Understanding electrode plasma formation on wires and thin foils via vacuum ultraviolet spectroscopy of desorbed surface contaminants

Power flow studies on the 30-MA, 100-ns Z facility at Sandia National Labs have shown that plasma in the facility’s magnetically insulated transmission lines can result in a loss of current delivered to the load.¹ During the current pulse, thermal energy deposition into the electrodes causes neutral surface contaminant layers to desorb, ionize, and form plasma in the anode-cathode gap.^2,3 We suspect that as the electrode thickness decreases relative to the skin depth of the current pulse (50−100 µm for aluminum and 100-500 µm for stainless steel, for a 100−500-ns pulse), the thermal energy delivered to the surface contaminant layers increases, and thus, faster desorption rates.

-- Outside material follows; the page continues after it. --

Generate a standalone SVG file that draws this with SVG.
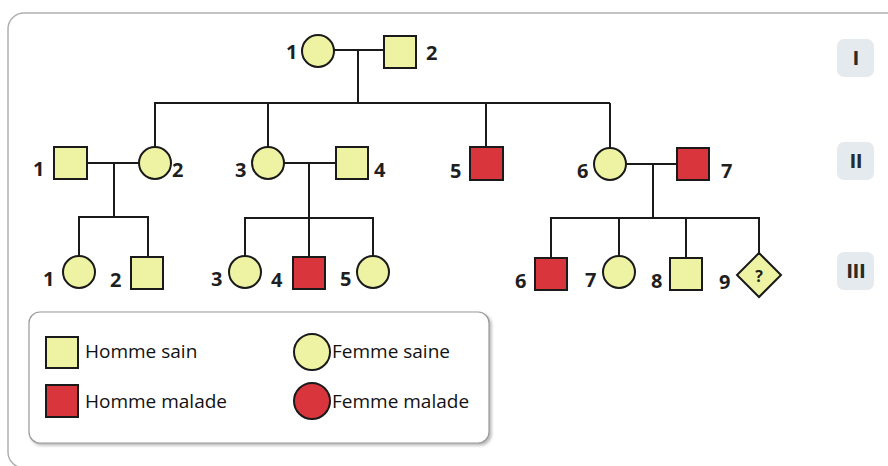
<svg xmlns="http://www.w3.org/2000/svg" width="888" height="466" viewBox="0 0 888 466">
  <style>
    .sain { fill: #eef3a3; stroke: #1a1a1a; stroke-width: 2; }
    .malade { fill: #d8353d; stroke: #1a1a1a; stroke-width: 2; }
    .lines line { stroke: #1a1a1a; stroke-width: 2; fill: none; }
    .num { font-family: "Open Sans", "DejaVu Sans", sans-serif; font-weight: 700; font-size: 20px; fill: #1f1f1f; }
    .leg { font-family: "Open Sans", "DejaVu Sans", sans-serif; font-size: 19px; fill: #111; }
    .gen { font-family: "DejaVu Sans Condensed", "DejaVu Sans", sans-serif; font-weight: 700; font-size: 19px; fill: #2a2a2a; text-anchor: middle; }
    .genbox { fill: #e4eaee; }
  </style>
  <defs>
    <filter id="shadow" x="-5%" y="-5%" width="110%" height="115%">
      <feDropShadow dx="2" dy="2" stdDeviation="1.5" flood-color="#888" flood-opacity="0.6"/>
    </filter>
  </defs>

  <rect width="888" height="466" fill="#ffffff"/>
  <!-- outer frame -->
  <rect x="8" y="13" width="900" height="455" rx="16" fill="none" stroke="#b0b0b0" stroke-width="1.5"/>

  <!-- generation markers -->
  <g id="gen-I"><rect class="genbox" x="837" y="39" width="37" height="38" rx="7"/><text class="gen" x="856" y="65">I</text></g>
  <g id="gen-II"><rect class="genbox" x="837" y="142" width="37" height="38" rx="7"/><text class="gen" x="856" y="168">II</text></g>
  <g id="gen-III"><rect class="genbox" x="837" y="252" width="37" height="38" rx="7"/><text class="gen" x="856" y="278">III</text></g>

  <!-- connectors -->
  <g id="connectors" class="lines">
    <!-- I-1 x I-2 -->
    <line x1="334" y1="50" x2="384" y2="50"/>
    <line x1="358" y1="50" x2="358" y2="103"/>
    <line x1="154" y1="103" x2="610" y2="103"/>
    <line x1="155" y1="103" x2="155" y2="147"/>
    <line x1="268" y1="103" x2="268" y2="147"/>
    <line x1="486" y1="103" x2="486" y2="147"/>
    <line x1="610" y1="103" x2="610" y2="148"/>
    <!-- II-1 x II-2 -->
    <line x1="87" y1="163" x2="139" y2="163"/>
    <line x1="114" y1="163" x2="114" y2="217"/>
    <line x1="78" y1="217" x2="149" y2="217"/>
    <line x1="79" y1="217" x2="79" y2="256"/>
    <line x1="148" y1="217" x2="148" y2="257"/>
    <!-- II-3 x II-4 -->
    <line x1="284" y1="163" x2="336" y2="163"/>
    <line x1="309" y1="163" x2="309" y2="218"/>
    <line x1="244" y1="218" x2="374" y2="218"/>
    <line x1="245" y1="218" x2="245" y2="256"/>
    <line x1="309" y1="218" x2="309" y2="257"/>
    <line x1="373" y1="218" x2="373" y2="256"/>
    <!-- II-6 x II-7 -->
    <line x1="626" y1="164" x2="677" y2="164"/>
    <line x1="653" y1="164" x2="653" y2="218"/>
    <line x1="550" y1="218" x2="760" y2="218"/>
    <line x1="551" y1="218" x2="551" y2="258"/>
    <line x1="619" y1="218" x2="619" y2="256"/>
    <line x1="686" y1="218" x2="686" y2="258"/>
    <line x1="759" y1="218" x2="759" y2="253"/>
  </g>

  <!-- generation I -->
  <g id="I-1"><circle class="sain" cx="318" cy="51" r="16"/><text class="num" x="286" y="59">1</text></g>
  <g id="I-2"><rect class="sain" x="384" y="36" width="32" height="32"/><text class="num" x="426" y="60">2</text></g>

  <!-- generation II -->
  <g id="II-1"><rect class="sain" x="54" y="147" width="33" height="32"/><text class="num" x="33" y="176">1</text></g>
  <g id="II-2"><circle class="sain" cx="155" cy="163" r="16"/><text class="num" x="172" y="177">2</text></g>
  <g id="II-3"><circle class="sain" cx="268" cy="163" r="16"/><text class="num" x="235" y="177">3</text></g>
  <g id="II-4"><rect class="sain" x="336" y="147" width="32" height="32"/><text class="num" x="374" y="177">4</text></g>
  <g id="II-5"><rect class="malade" x="470" y="147" width="33" height="33"/><text class="num" x="450" y="178">5</text></g>
  <g id="II-6"><circle class="sain" cx="610" cy="164" r="16"/><text class="num" x="577" y="178">6</text></g>
  <g id="II-7"><rect class="malade" x="677" y="148" width="32" height="32"/><text class="num" x="721" y="178">7</text></g>

  <!-- generation III -->
  <g id="III-1"><circle class="sain" cx="79" cy="272" r="16"/><text class="num" x="43" y="286">1</text></g>
  <g id="III-2"><rect class="sain" x="131" y="257" width="32" height="32"/><text class="num" x="110" y="287">2</text></g>
  <g id="III-3"><circle class="sain" cx="245" cy="272" r="16"/><text class="num" x="211" y="286">3</text></g>
  <g id="III-4"><rect class="malade" x="293" y="257" width="32" height="32"/><text class="num" x="271" y="287">4</text></g>
  <g id="III-5"><circle class="sain" cx="373" cy="272" r="16"/><text class="num" x="340" y="286">5</text></g>
  <g id="III-6"><rect class="malade" x="535" y="258" width="32" height="32"/><text class="num" x="515" y="288">6</text></g>
  <g id="III-7"><circle class="sain" cx="619" cy="272" r="16"/><text class="num" x="585" y="287">7</text></g>
  <g id="III-8"><rect class="sain" x="670" y="258" width="32" height="32"/><text class="num" x="651" y="288">8</text></g>
  <g id="III-9">
    <polygon class="sain" points="759,253 781,275 759,297 737,275"/>
    <text class="num" x="759" y="282" text-anchor="middle" style="font-size:16px">?</text>
    <text class="num" x="719" y="289">9</text>
  </g>

  <!-- legend -->
  <g id="legend">
    <rect x="29" y="312" width="460" height="131" rx="11" fill="#ffffff" stroke="#9a9a9a" stroke-width="1.2" filter="url(#shadow)"/>
    <rect class="sain" x="46" y="337" width="32" height="31"/>
    <text class="leg" x="85" y="358">Homme sain</text>
    <rect class="malade" x="46" y="385" width="32" height="32"/>
    <text class="leg" x="85" y="408">Homme malade</text>
    <circle class="sain" cx="312" cy="352" r="18"/>
    <text class="leg" x="332" y="358">Femme saine</text>
    <circle class="malade" cx="312" cy="401" r="18"/>
    <text class="leg" x="332" y="408">Femme malade</text>
  </g>
</svg>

We review experimental results on a smaller scaled facility (≤ 1 MA) to characterize the contaminants using the plasma temperature, density, and determination of the species and their ionized states during surface desorption. These results are collected from a vacuum ultraviolet spectrometer developed to measure the spectra from wires and foils of varying thicknesses (5 µm – 1 mm) and materials (aluminum and stainless steel). To quickly compare theoretical values to experimental results, a newly developed, semi-analytic desorption and heating model is then used.

1. W.A. Stygar et al., Phys. Rev. S.T.-A.B. 12, 120401 (2009)

2. M.R. Gomez et al., Phys. Rev. A.B. 20, 010401 (2017)

3. T.J. Smith et al., Rev. Sci. Inst. 92, 053550 (2021)